Investment firm Centerbridge Partners bought Senvion from troubled Indian firm Suzlon Energy and then took on Indian investment company Arpwood Capital as co-investor.
After an initial public offering in March 2016, 26.4% of Senvion shares are now in free-float.
Trouble in India
To revive its India business after the Suzlon ownership era, "definitive agreements" were reached in August 2016 to acquire wind-turbine nacelle production facilities in Baramati and other assets of Kenersys India from its owners, Indian industrial group Kalyani.
"For Senvion, India is very important as a production location, and for our strategic orientation in the region," a company spokesman said in September 2017.
However, asked whether the factory is running, a year after the acquisition announcement, he said the takeover of the Kenersys assets was not yet completed, so he could not divulge further details. "Kenersys' performance is not satisfying us very much, so we are in an ongoing discussion," he added.
On top of that, the "firm framework agreement with one of the large Indian independent power producers" for 220 turbines totalling more than 500MW, announced by Senvion in December 2016, "has exclusivity, but is neither a firm order nor yet a conditional order," the company said in early September.
The turbines were planned to be installed in 2017-2019, with commissioning of the first site by the end of 2017. But given the "messy transition" from feed-in-tariffs to competitive tendering that India is currently experiencing, installation expectations have changed.
Under the new system the client, which Senvion still declines to name, has to win at auction, and this now drives installation expectations. Senvion continues to work with the client, however, and the new turbines "will be supplied out of India", the company said.
Meanwhile, despite trade union and works council protests, Senvion's new owners have begun tearing up the company's German roots.
Senvion's nacelle assembly works at Husum in Schleswig-Holstein, and Trampe in Brandenburg were closed on 31 August. They will be followed by the company's Powerblades rotor-blade works in Bremerhaven on 31 January 2018, according to the local IG Metall trade union branch.
The company's in-house blade production will then be carried out at the Powerblades works in Portugal, as well as at the two small Euros works in southern Poland, acquired in November 2016, augmented by a deal with TPI for supplies beginning in the first quarter of 2018.

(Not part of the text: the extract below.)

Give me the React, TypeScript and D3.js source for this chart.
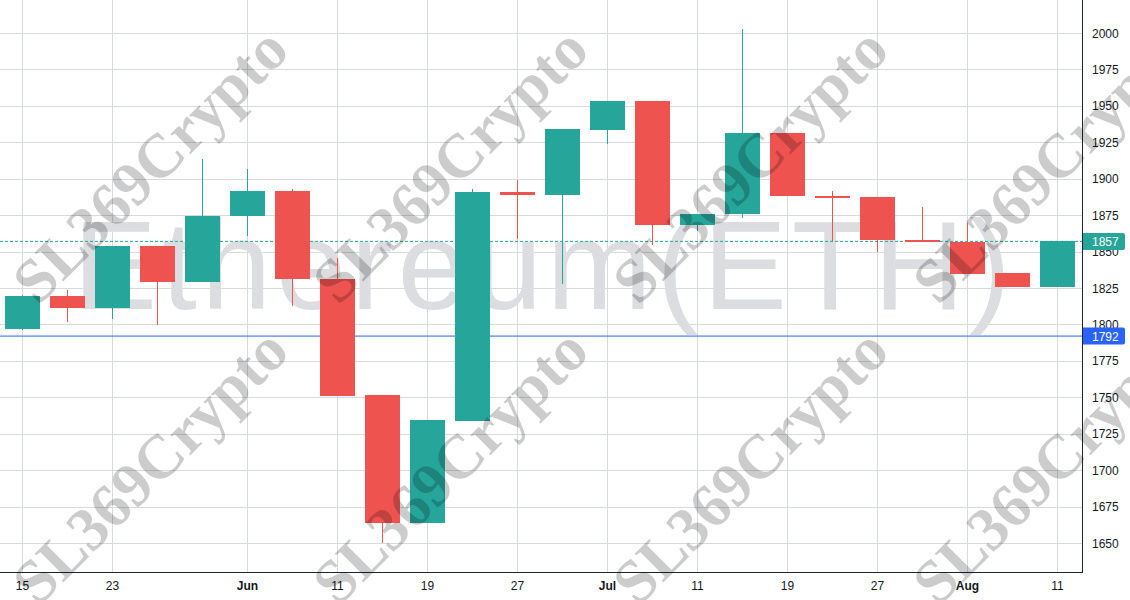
import React from "react";
import * as d3 from "d3";

const opens = [1797.1, 1819.5, 1811.5, 1853.8, 1829.3, 1874.4, 1891.6, 1831.4, 1751.5, 1663.7, 1734.0, 1890.9, 1889.0, 1933.4, 1953.3, 1868.2, 1875.8, 1931.4, 1888.3, 1887.4, 1858.1, 1856.8, 1835.0, 1825.9];
const highs = [1820.0, 1823.6, 1854.0, 1854.0, 1913.5, 1906.7, 1892.9, 1845.4, 1751.5, 1734.4, 1892.9, 1899.1, 1934.1, 1953.3, 1953.3, 1875.8, 2002.5, 1931.4, 1891.6, 1887.4, 1880.6, 1869.6, 1835.0, 1857.0];
const lows = [1796.0, 1801.9, 1803.7, 1799.8, 1829.3, 1860.7, 1812.8, 1751.1, 1649.8, 1663.7, 1734.0, 1858.6, 1827.9, 1924.0, 1854.7, 1864.3, 1872.8, 1888.3, 1857.4, 1849.9, 1856.8, 1834.8, 1825.9, 1825.9];
const closes = [1819.5, 1811.5, 1853.8, 1829.3, 1874.4, 1891.6, 1831.4, 1751.1, 1663.7, 1734.4, 1890.9, 1889.0, 1934.1, 1953.3, 1868.2, 1875.8, 1931.4, 1888.3, 1887.0, 1858.1, 1856.8, 1834.8, 1825.9, 1857.0];

const tickIndex = [0, 2, 5, 7, 9, 11, 13, 15, 17, 19, 21, 23];
const tickLabels = ["15", "23", "Jun", "11", "19", "27", "Jul", "11", "19", "27", "Aug", "11"];
const monthLabels = ["Jun", "Jul", "Aug"];
const yTicks = [1650, 1675, 1700, 1725, 1750, 1775, 1800, 1825, 1850, 1875, 1900, 1925, 1950, 1975, 2000];
const lastPrice = 1857;
const markerPrice = 1792;
const titleText = "Ethereum(ETH)";
const watermarkText = "SL369Crypto";
const wmCols = [150, 450, 750, 1050];
const wmRows = [165, 466];

const W = 1130;
const H = 600;
const PW = 1082;
const PH = 572;
const UP = "#26a69a";
const DOWN = "#ef5350";
const GRID = "#d8dbde";
const TEXT = "#131722";
const FONT = "'Liberation Sans', Arial, sans-serif";

export default function App() {
  const x = d3.scaleLinear().domain([0, 23]).range([22.5, 1057.5]);
  const y = d3.scaleLinear().domain([1630.1, 2022.65]).range([PH, 0]);
  const bw = 35;

  return (
    <svg width={W} height={H} style={{ position: "absolute", left: 0, top: 0, background: "#fff" }}>
      <rect x={0} y={0} width={W} height={H} fill="#fff" />
      <g shapeRendering="crispEdges">
        {yTicks.map((t) => (
          <line key={"h" + t} x1={0} x2={PW} y1={Math.round(y(t)) + 0.5} y2={Math.round(y(t)) + 0.5} stroke={GRID} />
        ))}
        {tickIndex.map((i) => (
          <line key={"v" + i} x1={Math.floor(x(i)) + 0.5} x2={Math.floor(x(i)) + 0.5} y1={0} y2={PH} stroke={GRID} />
        ))}
      </g>
      <text
        x={PW / 2 + 1}
        y={309}
        textAnchor="middle"
        fontFamily={FONT}
        fontSize={126}
        fill="#dcdde0"
        textLength={938}
        lengthAdjust="spacing"
      >
        {titleText}
      </text>
      <line x1={0} x2={PW} y1={y(lastPrice)} y2={y(lastPrice)} stroke={UP} strokeDasharray="3 2" />
      <line x1={0} x2={PW} y1={y(markerPrice)} y2={y(markerPrice)} stroke="#2962ff" />
      <g shapeRendering="crispEdges">
        {opens.map((o, i) => {
          const c = closes[i];
          const col = c >= o ? UP : DOWN;
          const cx = Math.floor(x(i));
          const top = y(Math.max(o, c));
          const bot = y(Math.min(o, c));
          return (
            <g key={i}>
              <rect x={cx} y={y(highs[i])} width={1} height={Math.max(0, y(lows[i]) - y(highs[i]))} fill={col} />
              <rect x={x(i) - bw / 2} y={top} width={bw} height={Math.max(2.5, bot - top)} fill={col} />
            </g>
          );
        })}
      </g>
      <line x1={PW + 0.5} x2={PW + 0.5} y1={0} y2={PH} stroke="#1e2233" shapeRendering="crispEdges" />
      <line x1={0} x2={PW + 0.5} y1={PH + 0.5} y2={PH + 0.5} stroke="#1e2233" shapeRendering="crispEdges" />
      {yTicks.map((t) => (
        <text key={"yl" + t} x={1092} y={y(t) + 4.5} fontFamily={FONT} fontSize={12} fill={TEXT}>
          {t}
        </text>
      ))}
      {tickIndex.map((i, k) => (
        <text
          key={"xl" + k}
          x={x(i)}
          y={590}
          textAnchor="middle"
          fontFamily={FONT}
          fontSize={12}
          fontWeight={monthLabels.includes(tickLabels[k]) ? "bold" : "normal"}
          fill={TEXT}
        >
          {tickLabels[k]}
        </text>
      ))}
      <g>
        <path
          d={`M${PW + 1},${y(lastPrice) - 8.5} H${1123} a2,2 0 0 1 2,2 V${y(lastPrice) + 6.5} a2,2 0 0 1 -2,2 H${PW + 1} Z`}
          fill={UP}
        />
        <text x={1092} y={y(lastPrice) + 4.5} fontFamily={FONT} fontSize={12} fill="#fff">
          {lastPrice}
        </text>
        <path
          d={`M${PW + 1},${y(markerPrice) - 8.5} H${1123} a2,2 0 0 1 2,2 V${y(markerPrice) + 6.5} a2,2 0 0 1 -2,2 H${PW + 1} Z`}
          fill="#2962ff"
        />
        <text x={1092} y={y(markerPrice) + 4.5} fontFamily={FONT} fontSize={12} fill="#fff">
          {markerPrice}
        </text>
      </g>
      <g>
        {wmRows.map((ry) =>
          wmCols.map((cx) => (
            <text
              key={`${cx}-${ry}`}
              transform={`translate(${cx},${ry}) rotate(-45)`}
              textAnchor="middle"
              dominantBaseline="central"
              fontFamily="'Liberation Serif', 'Times New Roman', serif"
              fontWeight="bold"
              fontSize={62}
              fill="#000"
              fillOpacity={0.2}
            >
              {watermarkText}
            </text>
          ))
        )}
      </g>
    </svg>
  );
}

Senvion has only guaranteed production and employment at its nacelle factory in Bremerhaven until the end of 2019, according to IG Metall. "We can only speculate on what the company is planning for beyond that," Heiko Messerschmidt, spokesman for the regional division of trade union IG Metall, said.
In September, Senvion confirmed it was cutting nacelle production capacity by 25% to 2.7GW, leaving production ongoing at Bremerhaven in Germany (current capacity 1.1GW), Oliveira de Frades in Portugal (capacity 1GW) and Baramati in India (current capacity 0.25GW, but with potential to expand).
Senvion's production capacity will therefore be around 1GW more than the company installed in 2016 at 1.76GW.
At least Senvion remains bullish on offshore, stressing things have moved on since March 2016, when it noted future offshore business "could be at risk, should not enough new orders be signed, for example, due to our inability to locate an appropriate joint venture partner for our offshore business".
Senvion plans to strengthen its product portfolio and aim for growth in existing and new markets, the spokesman said.
In March 2017, Senvion said the feasibility study for the new offshore product — the 6.2M152 turbine with power and rotor upgrade — was complete, and product design and power curve were due in 2017, with market feedback then awaited before triggering the next investment phase.
Without divulging further details, the company confirmed in September 2017 that it is working on a 10MW platform. "In the end, it will be even bigger than 10MW."